House Speaker Tom Craddick took exception. "Comptroller Strayhorn's comments," he said, "continue a pattern of misguided messages that seem intended more to stir up trouble than to increase public confidence in state government."

Governor Rick Perry wasn't too pleased, either. "Mrs. Strayhorn didn't raise any of these concerns during the session and did not offer any real alternatives," he declared. And Lieutenant Governor David Dewhurst remarked, "Sounds like the primary started early this year."

Could be. Texas politicians have a national reputation these days for gloves-off political sparring, so it may be no surprise that the state's leading officeholders are taking a bead on one another. What makes it interesting is that they're all members of the same party.

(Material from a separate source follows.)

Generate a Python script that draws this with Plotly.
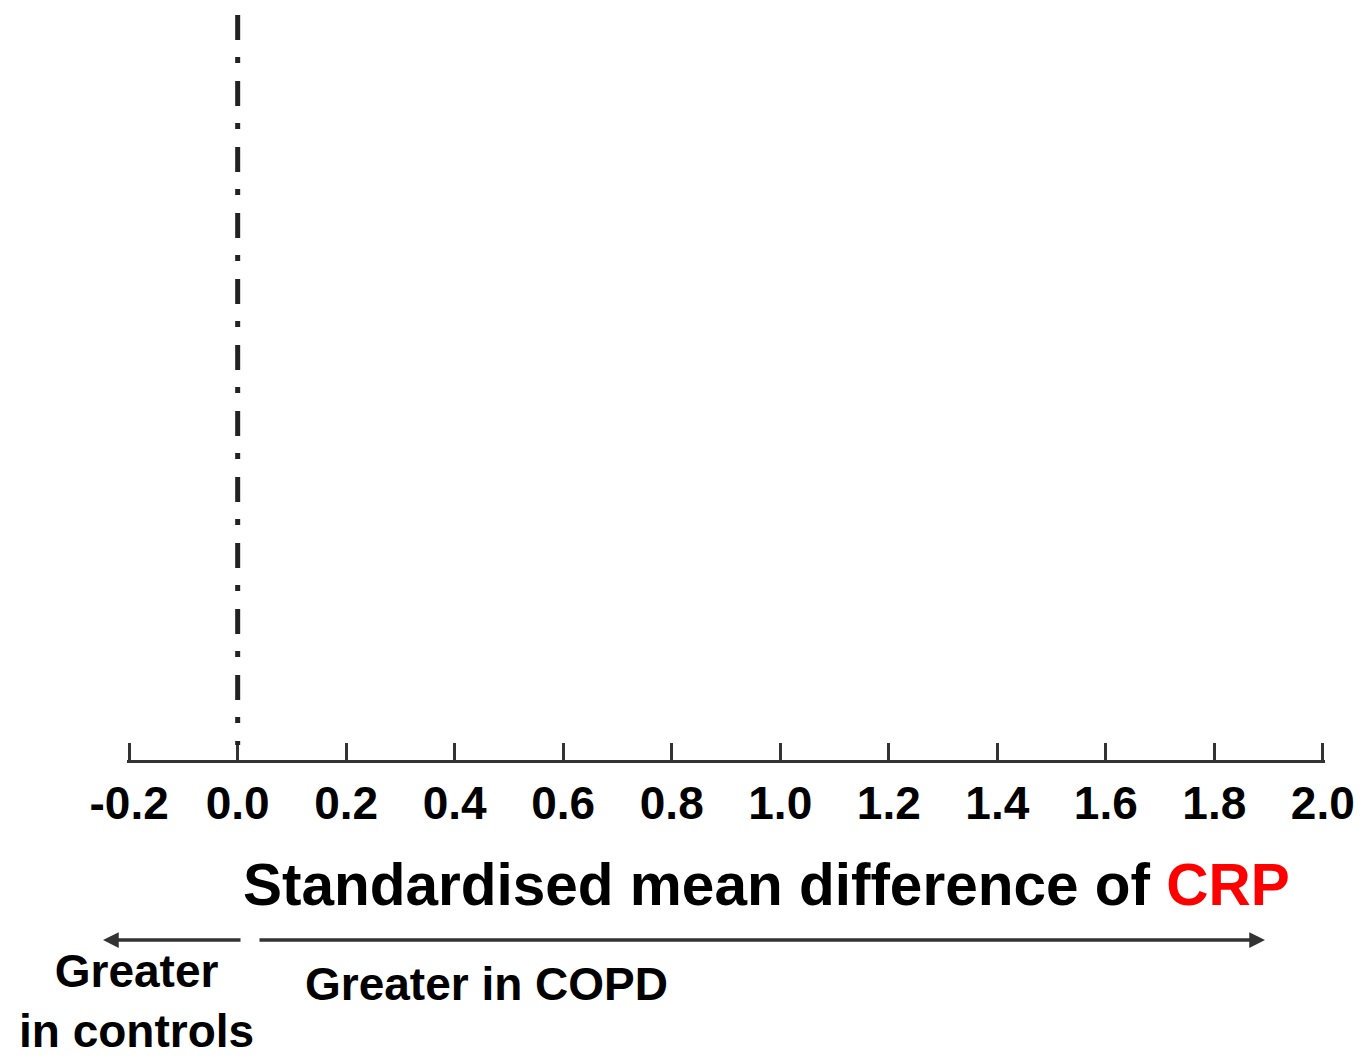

Since the Republican takeover of the state legislature following last year's elections, the GOP leadership and the Democratic minority have been in almost a constant state of war. But there is tension within Republican ranks as well, and Strayhorn is at the center of it. With polls showing scant enthusiasm around the state for either Perry or Dewhurst, she may sense opportunity.

Texans have a recent history of voting for straight-talking, strong- willed women--such as former Democratic Governor Ann Richards and current Republican U.S. Senator Kay Bailey Hutchison--and Strayhorn, who is 63, is cast from the same mold. She became the state's first female comptroller in 1998, and ran ahead of the rest of the GOP ticket in her reelection contest last year.

Her campaign slogan, "One Tough Grandma," was in part a reference to her reputation as a budgetary watchdog, and in part to her personal life: While raising four sons as a single, divorced mother, she became involved in Austin politics and eventually served six years as mayor (her name at the time was Carole Rylander). Two of her sons have gone on to national prominence--Scott McClellan is the White House press spokesman; his older brother, Mark, is commissioner of the Food and Drug Administration.

Since the beginning of this year, Strayhorn has tangled repeatedly with her fellow Republican officeholders. She began the year by doubling her estimate of the state's budget shortfall, putting Perry, Craddick and Dewhurst--who serves as Senate president--on notice that they had a tough year ahead. During the legislative session, she objected loudly to Dewhurst's move to use the state's rainy day fund to close the budget gap.

Then, when the session was over, she declared that the budget passed by legislators would spend more than it took in, and she couldn't certify it. Perry, Dewhurst and Craddick threatened to take her to court, and the governor cut funds appropriated for her use. A day later, Strayhorn agreed to the budget.

With her reckoning of the new fees, however--they raise the cost of everything from car-title transfers to running a dry-cleaning business--Strayhorn signaled that she remains unbowed. "I don't want anybody being surprised," she said, "when their out-of-pocket costs for health care increase, and when everyone from nurses to plumbers to electricians pays higher professional fees, and when granddad has to pay more to go to the lake and go fishing."

In the words of Cal Jillson, a political scientist at Southern Methodist University, "the governor purported to close the gap without raising taxes. She's saying he didn't do as well as he'd like us to believe. There's a little bit of dusting yourself off and getting back in the game."